_Exercise:_ Retype each line exactly. Skip images.

_Dataset rows:_
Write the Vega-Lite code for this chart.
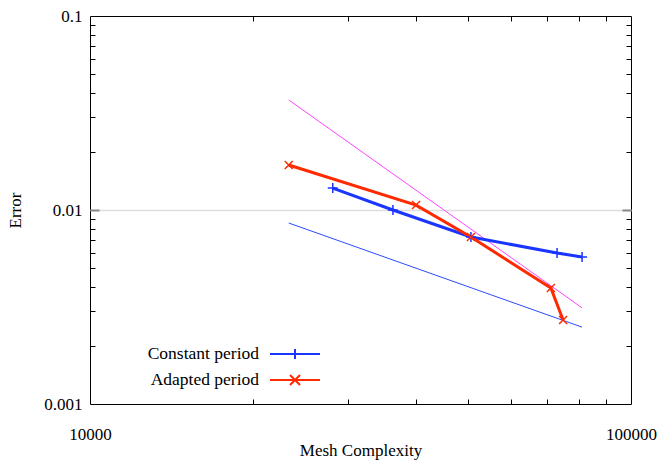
{
  "$schema": "https://vega.github.io/schema/vega-lite/v6.json",
  "width": 541,
  "height": 388,
  "autosize": {"type": "none"},
  "padding": {"left": 90, "top": 16, "right": 27, "bottom": 59},
  "background": "white",
  "config": {
    "view": {"stroke": "black", "strokeWidth": 1},
    "font": "Liberation Serif",
    "axis": {"labelFont": "Liberation Serif", "titleFont": "Liberation Serif", "labelFontSize": 17, "titleFontSize": 17, "titleFontWeight": "normal", "labelColor": "black", "titleColor": "black", "domain": false, "grid": false, "labelOverlap": false, "labelFlush": false, "labelBound": false}
  },
  "data": {"values": [
    {"series": "Constant period", "x": 28100, "y": 0.01297},
    {"series": "Constant period", "x": 36300, "y": 0.0100},
    {"series": "Constant period", "x": 50600, "y": 0.00726},
    {"series": "Constant period", "x": 73000, "y": 0.0060},
    {"series": "Constant period", "x": 81200, "y": 0.00573},
    {"series": "Adapted period", "x": 23300, "y": 0.01706},
    {"series": "Adapted period", "x": 40060, "y": 0.0106},
    {"series": "Adapted period", "x": 50600, "y": 0.00726},
    {"series": "Adapted period", "x": 71100, "y": 0.00396},
    {"series": "Adapted period", "x": 74900, "y": 0.00271},
    {"series": "refA", "x": 23300, "y": 0.0369},
    {"series": "refA", "x": 81200, "y": 0.00313},
    {"series": "refB", "x": 23300, "y": 0.00857},
    {"series": "refB", "x": 81200, "y": 0.00249}
  ]},
  "layer": [
    {
      "transform": [{"filter": "datum.series === 'refA'"}],
      "mark": {"type": "line", "color": "#ff44ff", "strokeWidth": 1},
      "encoding": {
        "x": {"field": "x", "type": "quantitative", "scale": {"type": "log", "domain": [10000, 100000], "nice": false},
          "axis": {"orient": "bottom", "values": [10000, 100000], "format": "d", "ticks": false, "labelPadding": 22, "title": "Mesh Complexity", "titlePadding": 0}},
        "y": {"field": "y", "type": "quantitative", "scale": {"type": "log", "domain": [0.001, 0.1], "nice": false},
          "axis": {"orient": "left", "values": [0.001, 0.01, 0.1], "format": "~g", "ticks": false, "labelPadding": 8, "title": "Error", "titlePadding": 19, "grid": true, "gridColor": "#dedede", "gridWidth": 1.5, "gridOpacity": {"condition": {"test": "datum.value == 0.01", "value": 1}, "value": 0}}}
      }
    },
    {
      "transform": [{"filter": "datum.series === 'refB'"}],
      "mark": {"type": "line", "color": "#2a4cff", "strokeWidth": 1},
      "encoding": {
        "x": {"field": "x", "type": "quantitative", "scale": {"type": "log", "domain": [10000, 100000], "nice": false},
          "axis": {"orient": "bottom", "values": [20000, 30000, 40000, 50000, 60000, 70000, 80000, 90000], "labels": false, "title": null, "tickSize": -5, "tickColor": "black", "tickWidth": 1}},
        "y": {"field": "y", "type": "quantitative", "scale": {"type": "log", "domain": [0.001, 0.1], "nice": false},
          "axis": {"orient": "left", "values": [0.002, 0.003, 0.004, 0.005, 0.006, 0.007, 0.008, 0.009, 0.01, 0.02, 0.03, 0.04, 0.05, 0.06, 0.07, 0.08, 0.09], "labels": false, "title": null, "tickSize": {"condition": {"test": "datum.value == 0.01", "value": -9}, "value": -5}, "tickColor": {"condition": {"test": "datum.value == 0.01", "value": "#888888"}, "value": "black"}, "tickWidth": {"condition": {"test": "datum.value == 0.01", "value": 2}, "value": 1}}}
      }
    },
    {
      "transform": [{"filter": "datum.series === 'Constant period' || datum.series === 'Adapted period'"}],
      "mark": {"type": "line", "strokeWidth": 3},
      "encoding": {
        "x": {"field": "x", "type": "quantitative", "scale": {"type": "log", "domain": [10000, 100000], "nice": false},
          "axis": {"orient": "top", "values": [20000, 30000, 40000, 50000, 60000, 70000, 80000, 90000], "labels": false, "title": null, "tickSize": -5, "tickColor": "black", "tickWidth": 1}},
        "y": {"field": "y", "type": "quantitative", "scale": {"type": "log", "domain": [0.001, 0.1], "nice": false},
          "axis": {"orient": "right", "values": [0.002, 0.003, 0.004, 0.005, 0.006, 0.007, 0.008, 0.009, 0.01, 0.02, 0.03, 0.04, 0.05, 0.06, 0.07, 0.08, 0.09], "labels": false, "title": null, "tickSize": {"condition": {"test": "datum.value == 0.01", "value": -9}, "value": -5}, "tickColor": {"condition": {"test": "datum.value == 0.01", "value": "#888888"}, "value": "black"}, "tickWidth": {"condition": {"test": "datum.value == 0.01", "value": 2}, "value": 1}}},
        "color": {"field": "series", "type": "nominal", "sort": ["Constant period", "Adapted period"],
          "scale": {"domain": ["Constant period", "Adapted period"], "range": ["#1a35ff", "#ff2a00"]},
          "legend": {"orient": "none", "legendX": 194, "legendY": 327, "title": null, "labelFont": "Liberation Serif", "labelFontSize": 17.5, "labelColor": "black", "labelAlign": "right", "labelOffset": -47, "symbolType": "M-2.5,0H2.5", "symbolSize": 400, "symbolStrokeWidth": 2, "rowPadding": 6,
            "encode": {"symbols": {"update": {"shape": {"signal": "datum.value === 'Constant period' ? 'M-2.5,0H2.5M0,-0.5V0.5' : 'M-2.5,0H2.5M-0.5,-0.5L0.5,0.5M-0.5,0.5L0.5,-0.5'"}}}}}}
      }
    },
    {
      "transform": [{"filter": "datum.series === 'Constant period'"}],
      "mark": {"type": "point", "shape": "M-1,0H1M0,-1V1", "filled": false, "color": "#1a35ff", "strokeWidth": 1.5, "size": 100, "opacity": 1},
      "encoding": {
        "x": {"field": "x", "type": "quantitative", "scale": {"type": "log", "domain": [10000, 100000], "nice": false}, "axis": null},
        "y": {"field": "y", "type": "quantitative", "scale": {"type": "log", "domain": [0.001, 0.1], "nice": false}, "axis": null}
      }
    },
    {
      "transform": [{"filter": "datum.series === 'Adapted period'"}],
      "mark": {"type": "point", "shape": "M-1,-1L1,1M-1,1L1,-1", "filled": false, "color": "#ff2a00", "strokeWidth": 1.5, "size": 64, "opacity": 1},
      "encoding": {
        "x": {"field": "x", "type": "quantitative", "scale": {"type": "log", "domain": [10000, 100000], "nice": false}, "axis": null},
        "y": {"field": "y", "type": "quantitative", "scale": {"type": "log", "domain": [0.001, 0.1], "nice": false}, "axis": null}
      }
    }
  ],
  "resolve": {"axis": {"x": "independent", "y": "independent"}}
}
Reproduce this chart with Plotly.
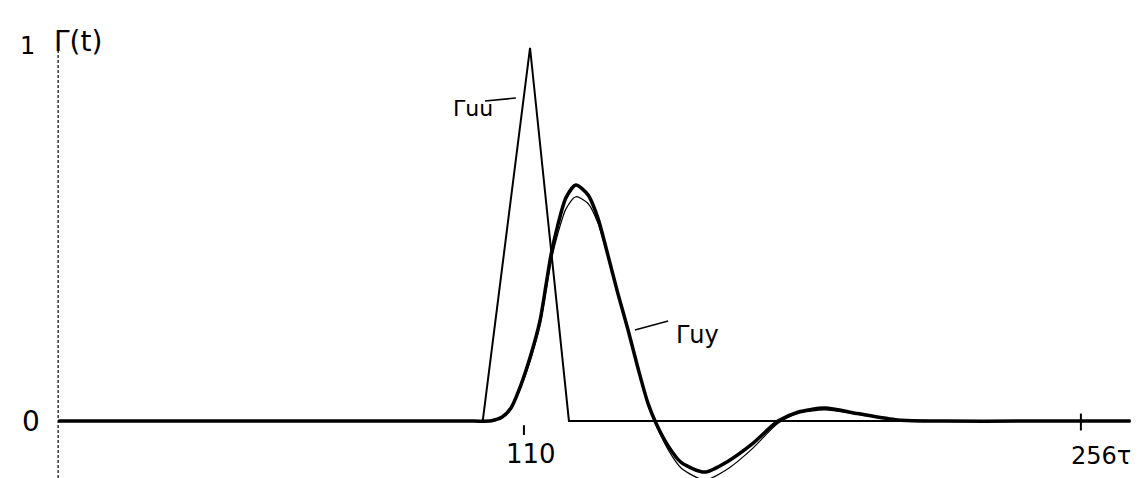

_Completed task:_
Write the Vega-Lite code for this chart.
{
  "$schema": "https://vega.github.io/schema/vega-lite/v6.json",
  "width": 541,
  "height": 388,
  "autosize": {"type": "none"},
  "padding": {"left": 90, "top": 16, "right": 27, "bottom": 59},
  "background": "white",
  "config": {
    "view": {"stroke": "black", "strokeWidth": 1},
    "font": "Liberation Serif",
    "axis": {"labelFont": "Liberation Serif", "titleFont": "Liberation Serif", "labelFontSize": 17, "titleFontSize": 17, "titleFontWeight": "normal", "labelColor": "black", "titleColor": "black", "domain": false, "grid": false, "labelOverlap": false, "labelFlush": false, "labelBound": false}
  },
  "data": {"values": [
    {"series": "Constant period", "x": 28100, "y": 0.01297},
    {"series": "Constant period", "x": 36300, "y": 0.0100},
    {"series": "Constant period", "x": 50600, "y": 0.00726},
    {"series": "Constant period", "x": 73000, "y": 0.0060},
    {"series": "Constant period", "x": 81200, "y": 0.00573},
    {"series": "Adapted period", "x": 23300, "y": 0.01706},
    {"series": "Adapted period", "x": 40060, "y": 0.0106},
    {"series": "Adapted period", "x": 50600, "y": 0.00726},
    {"series": "Adapted period", "x": 71100, "y": 0.00396},
    {"series": "Adapted period", "x": 74900, "y": 0.00271},
    {"series": "refA", "x": 23300, "y": 0.0369},
    {"series": "refA", "x": 81200, "y": 0.00313},
    {"series": "refB", "x": 23300, "y": 0.00857},
    {"series": "refB", "x": 81200, "y": 0.00249}
  ]},
  "layer": [
    {
      "transform": [{"filter": "datum.series === 'refA'"}],
      "mark": {"type": "line", "color": "#ff44ff", "strokeWidth": 1},
      "encoding": {
        "x": {"field": "x", "type": "quantitative", "scale": {"type": "log", "domain": [10000, 100000], "nice": false},
          "axis": {"orient": "bottom", "values": [10000, 100000], "format": "d", "ticks": false, "labelPadding": 22, "title": "Mesh Complexity", "titlePadding": 0}},
        "y": {"field": "y", "type": "quantitative", "scale": {"type": "log", "domain": [0.001, 0.1], "nice": false},
          "axis": {"orient": "left", "values": [0.001, 0.01, 0.1], "format": "~g", "ticks": false, "labelPadding": 8, "title": "Error", "titlePadding": 19, "grid": true, "gridColor": "#dedede", "gridWidth": 1.5, "gridOpacity": {"condition": {"test": "datum.value == 0.01", "value": 1}, "value": 0}}}
      }
    },
    {
      "transform": [{"filter": "datum.series === 'refB'"}],
      "mark": {"type": "line", "color": "#2a4cff", "strokeWidth": 1},
      "encoding": {
        "x": {"field": "x", "type": "quantitative", "scale": {"type": "log", "domain": [10000, 100000], "nice": false},
          "axis": {"orient": "bottom", "values": [20000, 30000, 40000, 50000, 60000, 70000, 80000, 90000], "labels": false, "title": null, "tickSize": -5, "tickColor": "black", "tickWidth": 1}},
        "y": {"field": "y", "type": "quantitative", "scale": {"type": "log", "domain": [0.001, 0.1], "nice": false},
          "axis": {"orient": "left", "values": [0.002, 0.003, 0.004, 0.005, 0.006, 0.007, 0.008, 0.009, 0.01, 0.02, 0.03, 0.04, 0.05, 0.06, 0.07, 0.08, 0.09], "labels": false, "title": null, "tickSize": {"condition": {"test": "datum.value == 0.01", "value": -9}, "value": -5}, "tickColor": {"condition": {"test": "datum.value == 0.01", "value": "#888888"}, "value": "black"}, "tickWidth": {"condition": {"test": "datum.value == 0.01", "value": 2}, "value": 1}}}
      }
    },
    {
      "transform": [{"filter": "datum.series === 'Constant period' || datum.series === 'Adapted period'"}],
      "mark": {"type": "line", "strokeWidth": 3},
      "encoding": {
        "x": {"field": "x", "type": "quantitative", "scale": {"type": "log", "domain": [10000, 100000], "nice": false},
          "axis": {"orient": "top", "values": [20000, 30000, 40000, 50000, 60000, 70000, 80000, 90000], "labels": false, "title": null, "tickSize": -5, "tickColor": "black", "tickWidth": 1}},
        "y": {"field": "y", "type": "quantitative", "scale": {"type": "log", "domain": [0.001, 0.1], "nice": false},
          "axis": {"orient": "right", "values": [0.002, 0.003, 0.004, 0.005, 0.006, 0.007, 0.008, 0.009, 0.01, 0.02, 0.03, 0.04, 0.05, 0.06, 0.07, 0.08, 0.09], "labels": false, "title": null, "tickSize": {"condition": {"test": "datum.value == 0.01", "value": -9}, "value": -5}, "tickColor": {"condition": {"test": "datum.value == 0.01", "value": "#888888"}, "value": "black"}, "tickWidth": {"condition": {"test": "datum.value == 0.01", "value": 2}, "value": 1}}},
        "color": {"field": "series", "type": "nominal", "sort": ["Constant period", "Adapted period"],
          "scale": {"domain": ["Constant period", "Adapted period"], "range": ["#1a35ff", "#ff2a00"]},
          "legend": {"orient": "none", "legendX": 194, "legendY": 327, "title": null, "labelFont": "Liberation Serif", "labelFontSize": 17.5, "labelColor": "black", "labelAlign": "right", "labelOffset": -47, "symbolType": "M-2.5,0H2.5", "symbolSize": 400, "symbolStrokeWidth": 2, "rowPadding": 6,
            "encode": {"symbols": {"update": {"shape": {"signal": "datum.value === 'Constant period' ? 'M-2.5,0H2.5M0,-0.5V0.5' : 'M-2.5,0H2.5M-0.5,-0.5L0.5,0.5M-0.5,0.5L0.5,-0.5'"}}}}}}
      }
    },
    {
      "transform": [{"filter": "datum.series === 'Constant period'"}],
      "mark": {"type": "point", "shape": "M-1,0H1M0,-1V1", "filled": false, "color": "#1a35ff", "strokeWidth": 1.5, "size": 100, "opacity": 1},
      "encoding": {
        "x": {"field": "x", "type": "quantitative", "scale": {"type": "log", "domain": [10000, 100000], "nice": false}, "axis": null},
        "y": {"field": "y", "type": "quantitative", "scale": {"type": "log", "domain": [0.001, 0.1], "nice": false}, "axis": null}
      }
    },
    {
      "transform": [{"filter": "datum.series === 'Adapted period'"}],
      "mark": {"type": "point", "shape": "M-1,-1L1,1M-1,1L1,-1", "filled": false, "color": "#ff2a00", "strokeWidth": 1.5, "size": 64, "opacity": 1},
      "encoding": {
        "x": {"field": "x", "type": "quantitative", "scale": {"type": "log", "domain": [10000, 100000], "nice": false}, "axis": null},
        "y": {"field": "y", "type": "quantitative", "scale": {"type": "log", "domain": [0.001, 0.1], "nice": false}, "axis": null}
      }
    }
  ],
  "resolve": {"axis": {"x": "independent", "y": "independent"}}
}
Reproduce this chart with Plotly.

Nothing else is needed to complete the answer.